The language does not guarantee your program will crash if you do something forbidden.
Instead:

  1. It seems to work as intended.
  2. It corrupts internal state to better surprise you later.
  3. It silently destroys your data.
  4. It crashes loudly.

Pick any number of the above points at random, that could be what happens.
Or maybe I just wasn't imaginative enough yet, there are untold further possibilities of equal validity.
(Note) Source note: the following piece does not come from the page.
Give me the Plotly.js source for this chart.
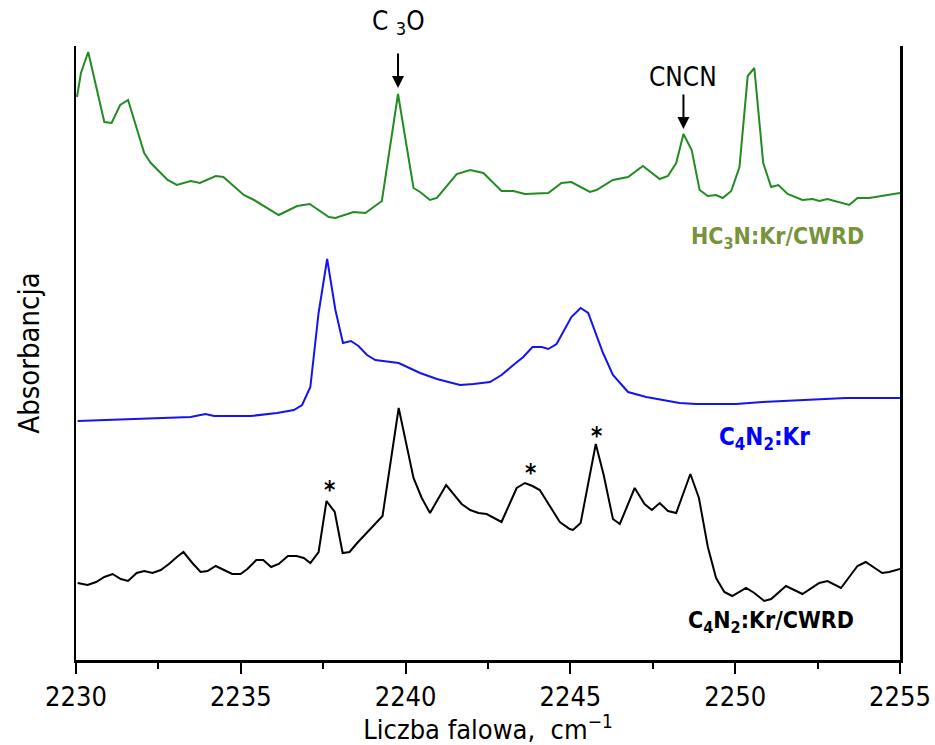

Undefined, unspecified and implementation-defined behavior

Regarding the fruit-symbol being a multi-byte-character: You are probably using UTF-8 (As you are on Linux, that's just about guaranteed), any character may be composed of many codepoints, which each use up to 4 bytes.

Upvotes: 1

Haris
Haris

Reputation: 12272

when you allocate memory using malloc(1) call, 1 byte of memory gets allocated to s. But that wont stop the pointer from going astrayand reading/writing from further memory location. this results in undefined behaviour and should be taken care of. whatever memory is allocated to the pointer, that much amount should only be accessed.

Upvotes: 0

Dietrich Epp
Dietrich Epp

Reputation: 213538

Your program is wrong, and you know this. But the compiler doesn't know it, and so the program still runs. What gives?

char* s = malloc(1);
sprintf(s, "%s of %s", number[card%13], suit[card/13]);

This invokes something which is called "undefined behavior". This means that your program is wrong, and it will do something unexpected. Maybe it will crash, maybe it will not crash, maybe it will write the wrong answer, maybe it will format your hard drive.

In this case, sprintf() is probably writing past the end of the buffer you allocated, writing into other parts of memory. When this happens, sometimes the memory will not be mapped, causing a segmentation fault (crash). Sometimes the memory will be used for something else, and some other part of the program will misbehave. Maybe the program will crash later, when the corrupted memory is used by some other part of the program.

The fix

You want to use snprintf() instead. The snprintf() function takes a second argument, which is the size of the buffer. The snprintf() function is safer because it will stop writing data once it gets to the end of the buffer.

size_t sz = 1;
char *s = malloc(sz);
snprintf(s, sz, "%s of %s", number[card % 13], suit[card / 13]);

You can also try using the address sanitizer, if you are using recent Clang or GCC.